* start Data lines *

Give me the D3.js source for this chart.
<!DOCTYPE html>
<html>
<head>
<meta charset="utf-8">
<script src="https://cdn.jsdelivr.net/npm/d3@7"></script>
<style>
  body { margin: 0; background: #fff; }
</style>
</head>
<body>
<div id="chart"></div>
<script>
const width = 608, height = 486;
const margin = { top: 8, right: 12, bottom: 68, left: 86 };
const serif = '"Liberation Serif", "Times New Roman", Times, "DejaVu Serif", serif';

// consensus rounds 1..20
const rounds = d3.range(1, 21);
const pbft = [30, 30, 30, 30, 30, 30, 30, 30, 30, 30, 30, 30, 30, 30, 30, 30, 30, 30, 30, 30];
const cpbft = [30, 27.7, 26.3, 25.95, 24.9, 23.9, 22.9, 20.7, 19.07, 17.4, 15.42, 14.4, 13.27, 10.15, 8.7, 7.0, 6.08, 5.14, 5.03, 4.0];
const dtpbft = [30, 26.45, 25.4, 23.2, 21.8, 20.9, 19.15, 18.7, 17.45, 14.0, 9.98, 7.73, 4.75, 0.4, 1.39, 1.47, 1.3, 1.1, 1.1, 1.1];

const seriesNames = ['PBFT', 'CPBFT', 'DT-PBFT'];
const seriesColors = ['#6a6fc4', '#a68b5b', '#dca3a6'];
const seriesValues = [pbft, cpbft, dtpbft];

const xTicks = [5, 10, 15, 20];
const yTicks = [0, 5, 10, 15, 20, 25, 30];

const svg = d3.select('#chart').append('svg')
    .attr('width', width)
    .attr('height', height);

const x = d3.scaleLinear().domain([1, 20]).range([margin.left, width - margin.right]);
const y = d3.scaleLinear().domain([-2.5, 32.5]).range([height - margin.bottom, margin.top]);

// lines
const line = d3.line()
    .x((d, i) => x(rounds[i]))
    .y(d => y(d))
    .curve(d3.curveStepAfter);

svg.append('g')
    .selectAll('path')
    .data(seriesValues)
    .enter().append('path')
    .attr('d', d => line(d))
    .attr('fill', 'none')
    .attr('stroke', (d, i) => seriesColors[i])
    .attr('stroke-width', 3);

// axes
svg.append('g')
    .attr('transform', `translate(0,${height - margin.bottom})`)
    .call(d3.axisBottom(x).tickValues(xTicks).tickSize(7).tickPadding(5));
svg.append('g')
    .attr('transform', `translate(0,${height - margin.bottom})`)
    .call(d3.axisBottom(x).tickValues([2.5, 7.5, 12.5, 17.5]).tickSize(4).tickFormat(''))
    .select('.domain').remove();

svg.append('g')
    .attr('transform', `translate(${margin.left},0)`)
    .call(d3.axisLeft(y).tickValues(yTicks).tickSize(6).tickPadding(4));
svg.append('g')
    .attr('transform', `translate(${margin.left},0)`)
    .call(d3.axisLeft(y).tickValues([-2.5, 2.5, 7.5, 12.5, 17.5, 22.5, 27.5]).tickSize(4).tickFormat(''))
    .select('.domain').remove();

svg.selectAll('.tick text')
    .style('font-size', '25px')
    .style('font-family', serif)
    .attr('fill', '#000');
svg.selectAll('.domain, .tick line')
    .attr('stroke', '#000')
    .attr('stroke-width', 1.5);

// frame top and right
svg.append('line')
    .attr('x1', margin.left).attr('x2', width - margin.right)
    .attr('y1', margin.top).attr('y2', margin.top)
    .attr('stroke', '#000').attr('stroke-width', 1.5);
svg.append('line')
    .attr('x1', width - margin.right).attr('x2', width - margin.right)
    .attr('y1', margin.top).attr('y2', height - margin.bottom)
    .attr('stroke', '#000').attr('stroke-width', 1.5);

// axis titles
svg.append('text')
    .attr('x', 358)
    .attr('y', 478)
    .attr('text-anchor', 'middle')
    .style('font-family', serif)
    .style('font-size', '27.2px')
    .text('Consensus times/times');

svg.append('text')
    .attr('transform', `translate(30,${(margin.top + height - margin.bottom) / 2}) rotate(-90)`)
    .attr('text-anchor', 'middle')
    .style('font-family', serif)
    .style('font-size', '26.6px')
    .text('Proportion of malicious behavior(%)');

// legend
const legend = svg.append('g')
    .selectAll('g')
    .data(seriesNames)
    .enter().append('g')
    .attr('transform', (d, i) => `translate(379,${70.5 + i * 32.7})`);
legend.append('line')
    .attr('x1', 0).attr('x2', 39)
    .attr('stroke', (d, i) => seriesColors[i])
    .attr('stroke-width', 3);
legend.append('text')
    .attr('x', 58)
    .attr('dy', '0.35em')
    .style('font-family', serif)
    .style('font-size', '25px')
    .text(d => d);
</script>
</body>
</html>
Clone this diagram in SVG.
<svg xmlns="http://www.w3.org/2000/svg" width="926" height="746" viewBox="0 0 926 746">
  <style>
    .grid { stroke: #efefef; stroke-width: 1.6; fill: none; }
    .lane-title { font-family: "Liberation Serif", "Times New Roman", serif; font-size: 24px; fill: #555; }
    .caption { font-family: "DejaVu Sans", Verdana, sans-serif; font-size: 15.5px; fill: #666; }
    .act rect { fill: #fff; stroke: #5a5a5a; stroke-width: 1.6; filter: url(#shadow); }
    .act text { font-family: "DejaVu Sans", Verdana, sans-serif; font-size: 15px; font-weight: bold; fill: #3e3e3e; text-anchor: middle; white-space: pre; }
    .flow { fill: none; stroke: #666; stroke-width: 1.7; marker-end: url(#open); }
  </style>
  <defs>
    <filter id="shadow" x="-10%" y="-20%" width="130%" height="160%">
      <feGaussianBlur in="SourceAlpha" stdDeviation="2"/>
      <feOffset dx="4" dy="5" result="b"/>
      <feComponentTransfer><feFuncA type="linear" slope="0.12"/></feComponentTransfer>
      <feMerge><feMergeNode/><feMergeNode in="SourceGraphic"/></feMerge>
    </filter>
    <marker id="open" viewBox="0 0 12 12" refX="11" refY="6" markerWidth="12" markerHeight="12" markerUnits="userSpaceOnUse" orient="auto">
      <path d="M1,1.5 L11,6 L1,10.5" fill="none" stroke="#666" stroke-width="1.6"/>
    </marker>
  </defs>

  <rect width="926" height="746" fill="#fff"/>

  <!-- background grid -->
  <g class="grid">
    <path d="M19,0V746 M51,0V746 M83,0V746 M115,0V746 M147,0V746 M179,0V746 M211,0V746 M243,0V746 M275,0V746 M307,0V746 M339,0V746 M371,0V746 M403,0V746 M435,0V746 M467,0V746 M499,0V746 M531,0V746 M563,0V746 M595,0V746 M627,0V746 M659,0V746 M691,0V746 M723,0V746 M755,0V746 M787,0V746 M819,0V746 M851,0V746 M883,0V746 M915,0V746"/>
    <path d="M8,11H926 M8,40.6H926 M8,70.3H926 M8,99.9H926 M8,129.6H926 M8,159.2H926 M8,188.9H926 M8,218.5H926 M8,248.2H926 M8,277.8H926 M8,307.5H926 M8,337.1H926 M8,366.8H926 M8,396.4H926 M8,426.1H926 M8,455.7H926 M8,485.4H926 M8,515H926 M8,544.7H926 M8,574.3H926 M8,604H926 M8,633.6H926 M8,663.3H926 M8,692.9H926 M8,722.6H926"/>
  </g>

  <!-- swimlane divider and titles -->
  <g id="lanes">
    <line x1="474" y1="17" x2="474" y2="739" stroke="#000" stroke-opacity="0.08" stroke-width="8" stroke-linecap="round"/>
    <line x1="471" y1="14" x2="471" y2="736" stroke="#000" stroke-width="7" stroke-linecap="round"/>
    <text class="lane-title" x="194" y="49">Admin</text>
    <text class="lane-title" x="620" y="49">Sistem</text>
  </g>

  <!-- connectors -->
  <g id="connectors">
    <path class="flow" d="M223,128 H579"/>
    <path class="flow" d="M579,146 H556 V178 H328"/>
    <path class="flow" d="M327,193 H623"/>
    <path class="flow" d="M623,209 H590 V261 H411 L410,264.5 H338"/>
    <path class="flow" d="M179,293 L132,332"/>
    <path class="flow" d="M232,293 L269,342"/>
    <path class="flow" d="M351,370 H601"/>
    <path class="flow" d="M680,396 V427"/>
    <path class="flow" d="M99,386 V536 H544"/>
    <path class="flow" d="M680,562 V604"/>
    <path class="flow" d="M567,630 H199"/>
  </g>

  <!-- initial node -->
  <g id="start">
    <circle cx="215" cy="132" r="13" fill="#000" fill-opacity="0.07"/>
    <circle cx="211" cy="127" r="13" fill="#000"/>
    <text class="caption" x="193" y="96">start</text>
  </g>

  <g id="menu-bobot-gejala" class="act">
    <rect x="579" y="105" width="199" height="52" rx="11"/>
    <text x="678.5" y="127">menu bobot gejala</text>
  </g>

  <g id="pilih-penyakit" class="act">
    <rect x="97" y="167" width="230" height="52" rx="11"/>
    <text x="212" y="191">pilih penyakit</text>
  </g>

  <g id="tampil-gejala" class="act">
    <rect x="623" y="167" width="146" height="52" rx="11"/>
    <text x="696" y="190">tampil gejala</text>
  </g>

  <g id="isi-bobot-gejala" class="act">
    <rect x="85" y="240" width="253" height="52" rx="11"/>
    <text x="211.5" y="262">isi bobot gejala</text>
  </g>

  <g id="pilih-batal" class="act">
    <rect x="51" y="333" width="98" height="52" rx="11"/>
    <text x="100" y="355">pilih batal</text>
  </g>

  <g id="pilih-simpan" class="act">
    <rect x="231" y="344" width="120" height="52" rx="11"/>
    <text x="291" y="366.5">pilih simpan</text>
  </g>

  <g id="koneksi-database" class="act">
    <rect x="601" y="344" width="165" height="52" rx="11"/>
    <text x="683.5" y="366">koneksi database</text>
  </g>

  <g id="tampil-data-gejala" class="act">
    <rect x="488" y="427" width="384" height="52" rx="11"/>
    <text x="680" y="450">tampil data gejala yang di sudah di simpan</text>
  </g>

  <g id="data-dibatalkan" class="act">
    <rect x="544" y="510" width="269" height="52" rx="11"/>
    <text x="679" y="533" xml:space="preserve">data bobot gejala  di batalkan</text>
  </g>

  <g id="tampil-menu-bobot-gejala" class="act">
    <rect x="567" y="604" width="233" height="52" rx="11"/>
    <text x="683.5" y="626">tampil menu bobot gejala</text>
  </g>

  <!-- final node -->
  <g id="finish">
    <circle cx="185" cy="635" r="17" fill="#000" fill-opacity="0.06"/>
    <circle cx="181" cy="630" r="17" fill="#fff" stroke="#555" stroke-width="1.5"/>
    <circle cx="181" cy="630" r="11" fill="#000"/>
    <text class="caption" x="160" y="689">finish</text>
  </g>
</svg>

* end Data lines *

* _What you have to do_: From the listing above, collect every line that mentions the word "this".

* _The completed task_:
Give me the D3.js source for this chart.
Clone this diagram in SVG.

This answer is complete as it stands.